Six on Saturday | Heucheras, Heucherellas and Tiarellas

This week I am going to introduce you to my new favourites. Heucheras, Heucherellas and Tiarellas which all belong to the family – Saxifragiace, a North American group. Given the problems I have in this garden with S&S (slugs and snails) and becoming quite disillusioned with the destruction of lots of seedlings and flowers in my first year of planting, I decided to try to find plants that are resistant to their munching. Herbs seem to survive – in fact the S&S appear to dislike anything with a strong scent. I also discovered that if I buy established plants and large seedlings that although they are more expensive they do seem to survive.

Heucheras are very versatile plants and come in all sorts of colours and one of the easiest plants to grow. There are some suited to full sun, some to shade and some that are happy in both. Generally speaking I find the lighter, brighter ones do well in shade and add a touch of brightness. They also come in a variety of leaf sizes, some small-leaved ones look good in containers, hanging baskets and rockeries, then there are large-leaved varieties which look good at the front of a border.

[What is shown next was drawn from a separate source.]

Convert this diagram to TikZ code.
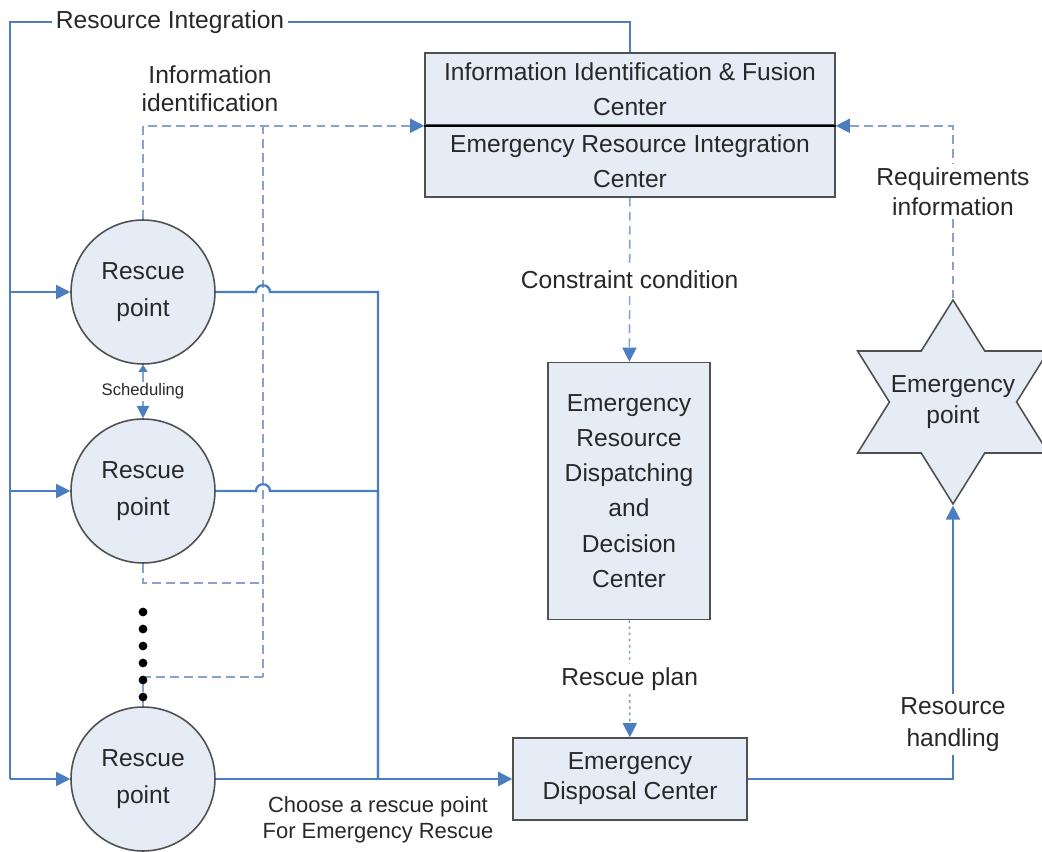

If you have a hot sunny spot you will need to pick the hotter, deeper colours – reds, orange, black, purple.  Shade is great for silvers, limey greens, golden oranges and variegated. Dappled shade is great for both – Morning sun afternoon shade is also a great combination.

These are hardy plants and do not require covering with fleece in winter. They need to breathe so also do not allow other foliage to hang to closely over them. Once established they are drought hardy. In spring simply remove any dead leaves or give them a spring haircut and they will grow again. They are also easy to propagate through division, which is why I have several of the lime and marmalade plants in my garden.

Heucherellas are a lovely group of plants – they are a cross between Heucheras (Coral Bells ) and Tiarellas (Foam Flower) giving some of the lovely foliage colours of the Heucheras combined with the beautiful foamy flower of the Tiarella. Heucherellas are happiest in light-shade although the orangey/reds  do enjoy some sun.

Tiarellas- Foam Flowers – this group of plants are little gems in the shady border – producing masses of whorls of starry foamy white/pink flowers – some of which are sweetly scented.  They look lovely naturalising in woodland borders with spring bulbs.

I shall be adding to my collection next year with some suitable for containers in the courtyard garden.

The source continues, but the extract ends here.